National Basketball Association referee Ronald Dunn suffered a career-ending knee injury at age 58 in 2002. A similar injury befell his 55-year-old colleague Donald Vaden the next year. Both men said they expected that the supplemental disability insurance that they bought from Massachusetts Casualty Insurance Company would cover them every month until they turned 65.
Steven Lucas, a sales representative for the insurer's administrator Sun Life of Canada, had allegedly assured them: "It covers you in your own occupation. If you can't do your job you're disabled."

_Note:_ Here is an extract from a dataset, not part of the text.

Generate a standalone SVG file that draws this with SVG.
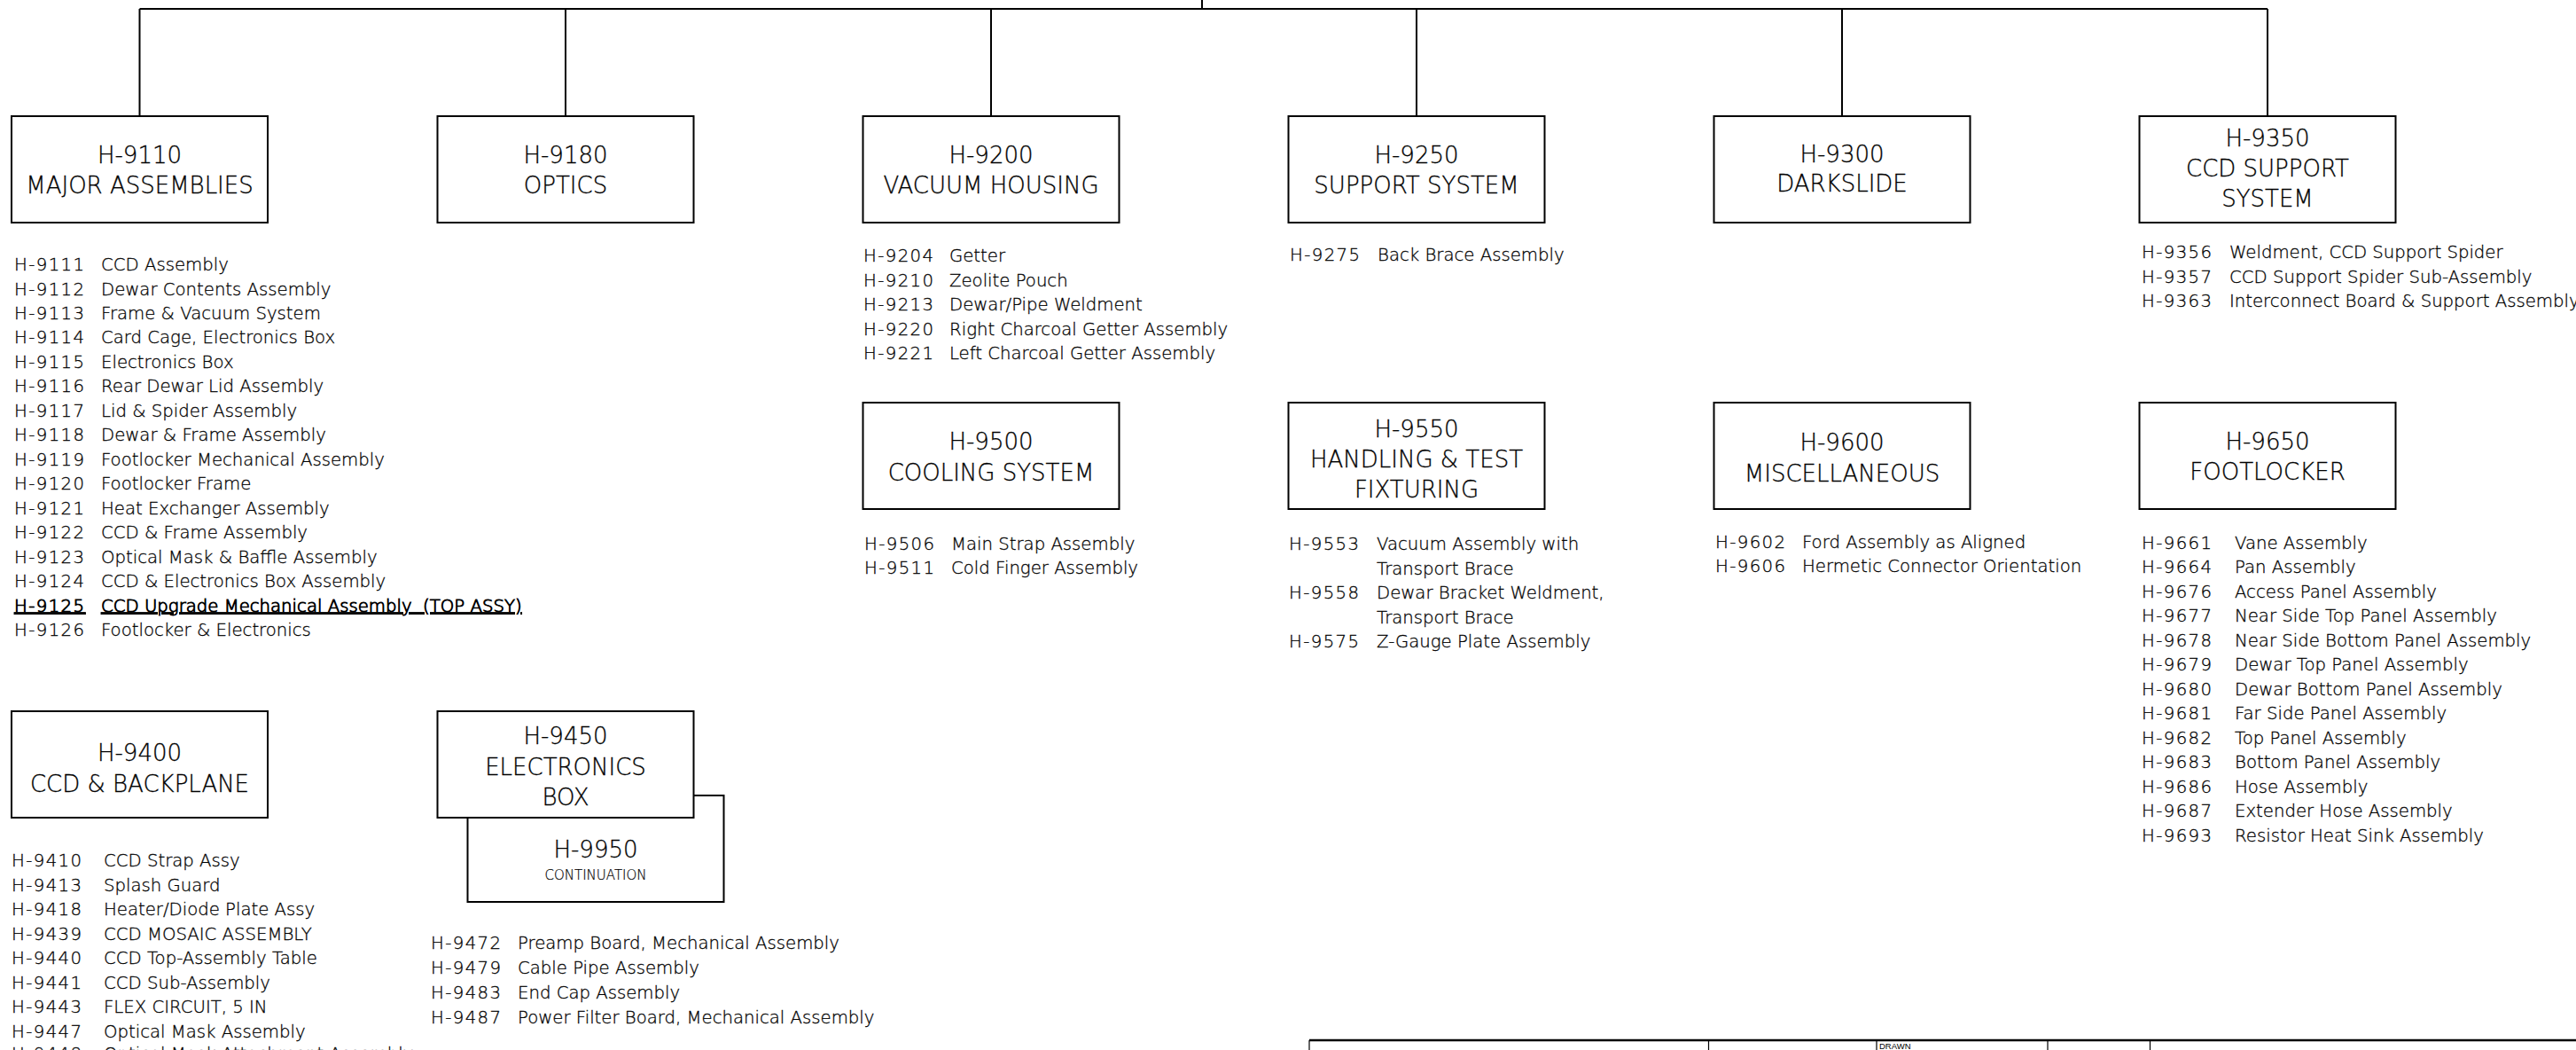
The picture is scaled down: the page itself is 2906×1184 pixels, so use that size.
<svg xmlns="http://www.w3.org/2000/svg" width="2906" height="1184" viewBox="0 0 2906 1184">
<style>
.box{fill:#fff;stroke:#000;stroke-width:2}
.conn{fill:none;stroke:#000;stroke-width:2}
.t{font-family:"DejaVu Sans",sans-serif;font-weight:200;font-size:26px;text-anchor:middle;fill:#000;stroke:#000;stroke-width:0.3}
.s{font-family:"DejaVu Sans",sans-serif;font-weight:200;font-size:15px;text-anchor:middle;fill:#000;stroke:#000;stroke-width:0.2}
.l text{font-family:"DejaVu Sans",sans-serif;font-weight:200;font-size:19.7px;fill:#000;stroke:#000;stroke-width:0.3}
.c{letter-spacing:1.4px}
.l text.b{stroke-width:0.9;text-decoration:underline;white-space:pre}
.tb{fill:none;stroke:#000;stroke-width:1.2}
.tl{font-family:"Liberation Sans",sans-serif;font-size:9.5px;fill:#000}
</style>
<rect width="2906" height="1184" fill="#fff"/>
<g id="connectors">
<path class="conn" d="M1356 0V10M157.5 10H2558M157.5 10V131M638 10V131M1118 10V131M1598 10V131M2078 10V131M2558 10V131"/>
</g>
<g id="n9110">
<rect class="box" x="13" y="131" width="289" height="120"/>
<text class="t" x="157.5" y="184">H-9110</text>
<text class="t" x="157.5" y="218">MAJOR ASSEMBLIES</text>
</g>
<g id="n9180">
<rect class="box" x="493.5" y="131" width="289" height="120"/>
<text class="t" x="638" y="184">H-9180</text>
<text class="t" x="638" y="218">OPTICS</text>
</g>
<g id="n9200">
<rect class="box" x="973.5" y="131" width="289" height="120"/>
<text class="t" x="1118" y="184">H-9200</text>
<text class="t" x="1118" y="218">VACUUM HOUSING</text>
</g>
<g id="n9250">
<rect class="box" x="1453.5" y="131" width="289" height="120"/>
<text class="t" x="1598" y="184">H-9250</text>
<text class="t" x="1598" y="218">SUPPORT SYSTEM</text>
</g>
<g id="n9300">
<rect class="box" x="1933.5" y="131" width="289" height="120"/>
<text class="t" x="2078" y="183">H-9300</text>
<text class="t" x="2078" y="216">DARKSLIDE</text>
</g>
<g id="n9350">
<rect class="box" x="2413.5" y="131" width="289" height="120"/>
<text class="t" x="2558" y="165">H-9350</text>
<text class="t" x="2558" y="199">CCD SUPPORT</text>
<text class="t" x="2558" y="233">SYSTEM</text>
</g>
<g id="n9500">
<rect class="box" x="973.5" y="454" width="289" height="120"/>
<text class="t" x="1118" y="507">H-9500</text>
<text class="t" x="1118" y="542">COOLING SYSTEM</text>
</g>
<g id="n9550">
<rect class="box" x="1453.5" y="454" width="289" height="120"/>
<text class="t" x="1598" y="493">H-9550</text>
<text class="t" x="1598" y="527">HANDLING &amp; TEST</text>
<text class="t" x="1598" y="561">FIXTURING</text>
</g>
<g id="n9600">
<rect class="box" x="1933.5" y="454" width="289" height="120"/>
<text class="t" x="2078" y="508">H-9600</text>
<text class="t" x="2078" y="543">MISCELLANEOUS</text>
</g>
<g id="n9650">
<rect class="box" x="2413.5" y="454" width="289" height="120"/>
<text class="t" x="2558" y="507">H-9650</text>
<text class="t" x="2558" y="541">FOOTLOCKER</text>
</g>
<g id="n9400">
<rect class="box" x="13" y="802" width="289" height="120"/>
<text class="t" x="157.5" y="858">H-9400</text>
<text class="t" x="157.5" y="893">CCD &amp; BACKPLANE</text>
</g>
<g id="n9950">
<rect class="box" x="527.5" y="897" width="289" height="120"/>
<text class="t" x="672" y="967">H-9950</text>
<text class="s" x="672" y="992">CONTINUATION</text>
</g>
<g id="n9450">
<rect class="box" x="493.5" y="802" width="289" height="120"/>
<text class="t" x="638" y="839">H-9450</text>
<text class="t" x="638" y="874">ELECTRONICS</text>
<text class="t" x="638" y="908">BOX</text>
</g>
<g id="list9110" class="l">
<text x="16" y="305"><tspan class="c">H-9111</tspan><tspan x="114">CCD Assembly</tspan></text>
<text x="16" y="332.5"><tspan class="c">H-9112</tspan><tspan x="114">Dewar Contents Assembly</tspan></text>
<text x="16" y="360"><tspan class="c">H-9113</tspan><tspan x="114">Frame &amp; Vacuum System</tspan></text>
<text x="16" y="387.4"><tspan class="c">H-9114</tspan><tspan x="114">Card Cage, Electronics Box</tspan></text>
<text x="16" y="414.9"><tspan class="c">H-9115</tspan><tspan x="114">Electronics Box</tspan></text>
<text x="16" y="442.4"><tspan class="c">H-9116</tspan><tspan x="114">Rear Dewar Lid Assembly</tspan></text>
<text x="16" y="469.8"><tspan class="c">H-9117</tspan><tspan x="114">Lid &amp; Spider Assembly</tspan></text>
<text x="16" y="497.3"><tspan class="c">H-9118</tspan><tspan x="114">Dewar &amp; Frame Assembly</tspan></text>
<text x="16" y="524.8"><tspan class="c">H-9119</tspan><tspan x="114">Footlocker Mechanical Assembly</tspan></text>
<text x="16" y="552.2"><tspan class="c">H-9120</tspan><tspan x="114">Footlocker Frame</tspan></text>
<text x="16" y="579.7"><tspan class="c">H-9121</tspan><tspan x="114">Heat Exchanger Assembly</tspan></text>
<text x="16" y="607.2"><tspan class="c">H-9122</tspan><tspan x="114">CCD &amp; Frame Assembly</tspan></text>
<text x="16" y="634.6"><tspan class="c">H-9123</tspan><tspan x="114">Optical Mask &amp; Baffle Assembly</tspan></text>
<text x="16" y="662.1"><tspan class="c">H-9124</tspan><tspan x="114">CCD &amp; Electronics Box Assembly</tspan></text>
<text x="16" y="689.6" class="b"><tspan class="c">H-9125</tspan><tspan x="114">CCD Upgrade Mechanical Assembly  (TOP ASSY)</tspan></text>
<text x="16" y="717"><tspan class="c">H-9126</tspan><tspan x="114">Footlocker &amp; Electronics</tspan></text>
</g>
<g id="list9200" class="l">
<text x="974" y="295"><tspan class="c">H-9204</tspan><tspan x="1071">Getter</tspan></text>
<text x="974" y="322.5"><tspan class="c">H-9210</tspan><tspan x="1071">Zeolite Pouch</tspan></text>
<text x="974" y="350"><tspan class="c">H-9213</tspan><tspan x="1071">Dewar/Pipe Weldment</tspan></text>
<text x="974" y="377.5"><tspan class="c">H-9220</tspan><tspan x="1071">Right Charcoal Getter Assembly</tspan></text>
<text x="974" y="405"><tspan class="c">H-9221</tspan><tspan x="1071">Left Charcoal Getter Assembly</tspan></text>
</g>
<g id="list9250" class="l">
<text x="1455" y="294"><tspan class="c">H-9275</tspan><tspan x="1554">Back Brace Assembly</tspan></text>
</g>
<g id="list9350" class="l">
<text x="2416" y="291"><tspan class="c">H-9356</tspan><tspan x="2515">Weldment, CCD Support Spider</tspan></text>
<text x="2416" y="318.5"><tspan class="c">H-9357</tspan><tspan x="2515">CCD Support Spider Sub-Assembly</tspan></text>
<text x="2416" y="346"><tspan class="c">H-9363</tspan><tspan x="2515">Interconnect Board &amp; Support Assembly</tspan></text>
</g>
<g id="list9500" class="l">
<text x="975" y="620"><tspan class="c">H-9506</tspan><tspan x="1073">Main Strap Assembly</tspan></text>
<text x="975" y="647"><tspan class="c">H-9511</tspan><tspan x="1073">Cold Finger Assembly</tspan></text>
</g>
<g id="list9550" class="l">
<text x="1454" y="620"><tspan class="c">H-9553</tspan><tspan x="1553">Vacuum Assembly with</tspan></text>
<text x="1553" y="647.5">Transport Brace</text>
<text x="1454" y="675"><tspan class="c">H-9558</tspan><tspan x="1553">Dewar Bracket Weldment,</tspan></text>
<text x="1553" y="702.5">Transport Brace</text>
<text x="1454" y="730"><tspan class="c">H-9575</tspan><tspan x="1553">Z-Gauge Plate Assembly</tspan></text>
</g>
<g id="list9600" class="l">
<text x="1935" y="618"><tspan class="c">H-9602</tspan><tspan x="2033">Ford Assembly as Aligned</tspan></text>
<text x="1935" y="645"><tspan class="c">H-9606</tspan><tspan x="2033">Hermetic Connector Orientation</tspan></text>
</g>
<g id="list9650" class="l">
<text x="2416" y="618.7"><tspan class="c">H-9661</tspan><tspan x="2521">Vane Assembly</tspan></text>
<text x="2416" y="646.2"><tspan class="c">H-9664</tspan><tspan x="2521">Pan Assembly</tspan></text>
<text x="2416" y="673.7"><tspan class="c">H-9676</tspan><tspan x="2521">Access Panel Assembly</tspan></text>
<text x="2416" y="701.2"><tspan class="c">H-9677</tspan><tspan x="2521">Near Side Top Panel Assembly</tspan></text>
<text x="2416" y="728.7"><tspan class="c">H-9678</tspan><tspan x="2521">Near Side Bottom Panel Assembly</tspan></text>
<text x="2416" y="756.2"><tspan class="c">H-9679</tspan><tspan x="2521">Dewar Top Panel Assembly</tspan></text>
<text x="2416" y="783.7"><tspan class="c">H-9680</tspan><tspan x="2521">Dewar Bottom Panel Assembly</tspan></text>
<text x="2416" y="811.2"><tspan class="c">H-9681</tspan><tspan x="2521">Far Side Panel Assembly</tspan></text>
<text x="2416" y="838.7"><tspan class="c">H-9682</tspan><tspan x="2521">Top Panel Assembly</tspan></text>
<text x="2416" y="866.2"><tspan class="c">H-9683</tspan><tspan x="2521">Bottom Panel Assembly</tspan></text>
<text x="2416" y="893.7"><tspan class="c">H-9686</tspan><tspan x="2521">Hose Assembly</tspan></text>
<text x="2416" y="921.2"><tspan class="c">H-9687</tspan><tspan x="2521">Extender Hose Assembly</tspan></text>
<text x="2416" y="948.7"><tspan class="c">H-9693</tspan><tspan x="2521">Resistor Heat Sink Assembly</tspan></text>
</g>
<g id="list9400" class="l">
<text x="13" y="977"><tspan class="c">H-9410</tspan><tspan x="117">CCD Strap Assy</tspan></text>
<text x="13" y="1004.5"><tspan class="c">H-9413</tspan><tspan x="117">Splash Guard</tspan></text>
<text x="13" y="1032"><tspan class="c">H-9418</tspan><tspan x="117">Heater/Diode Plate Assy</tspan></text>
<text x="13" y="1059.5"><tspan class="c">H-9439</tspan><tspan x="117">CCD MOSAIC ASSEMBLY</tspan></text>
<text x="13" y="1087"><tspan class="c">H-9440</tspan><tspan x="117">CCD Top-Assembly Table</tspan></text>
<text x="13" y="1114.5"><tspan class="c">H-9441</tspan><tspan x="117">CCD Sub-Assembly</tspan></text>
<text x="13" y="1142"><tspan class="c">H-9443</tspan><tspan x="117">FLEX CIRCUIT, 5 IN</tspan></text>
<text x="13" y="1169.5"><tspan class="c">H-9447</tspan><tspan x="117">Optical Mask Assembly</tspan></text>
<text x="13" y="1195"><tspan class="c">H-9448</tspan><tspan x="117">Optical Mask Attachment Assembly</tspan></text>
</g>
<g id="list9450" class="l">
<text x="486" y="1070"><tspan class="c">H-9472</tspan><tspan x="584">Preamp Board, Mechanical Assembly</tspan></text>
<text x="486" y="1098"><tspan class="c">H-9479</tspan><tspan x="584">Cable Pipe Assembly</tspan></text>
<text x="486" y="1126"><tspan class="c">H-9483</tspan><tspan x="584">End Cap Assembly</tspan></text>
<text x="486" y="1154"><tspan class="c">H-9487</tspan><tspan x="584">Power Filter Board, Mechanical Assembly</tspan></text>
</g>
<g id="titleblock">
<path d="M1477 1173H2906" stroke="#000" stroke-width="2.5" fill="none"/>
<path class="tb" d="M1477 1173V1184M1927.5 1173V1184M2117 1173V1184M2310 1173V1184M2425.5 1173V1184"/>
<text class="tl" x="2120" y="1183">DRAWN</text>
</g>
</svg>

Summarizing the case for the unanimous three-judge panel, Judge Richard Wesley noted that Lucas emphasized that point throughout his presentation pitching the supplemental coverage to the two men.
"[Lucas] stressed repeatedly that one of the supplemental insurance's key advantages was that it covered policy-holders unable to perform their 'own occupation' - here, NBA referee - until they were sixty-five years old, regardless of the extent of disability," the 18-page opinion states.
But the contract actually defined "total disability" as inability to perform "any gainful occupation," according to the ruling.
Neither Dunn nor Vaden had read those terms when they signed up.
In 2010, the men sued the companies for breach of contract in Connecticut.
U.S. District Judge Janet Arterton dismissed the case roughly two years later as untimely and noted that the contract's unambiguous language defined injury as inability to secure any employment, not just refereeing.
The Manhattan-based 2nd Circuit reversed Monday.
Dunn and Vaden's "failure to read the policy does not defeat their reasonable expectations," the opinion states.
A Pennsylvania law governing the contract favored the refs on this point, the court found.
"Contrary to the holding of the district court, nothing in Pennsylvania precedent suggests that plaintiffs must allege fraud or misrepresentation before the reasonable expectations of the insured can be applied - in fact, it suggests the opposite," Wesley wrote.
The appellate judges also disagreed that the statute of limitations had been breached. On this point, the trial court had incorrectly applied Connecticut law, rather than the laws of Pennsylvania, according to the opinion.
U.S. District Judge Janet Arterton must hold further proceedings on remand.
Attorneys for both parties have not returned requests for comment.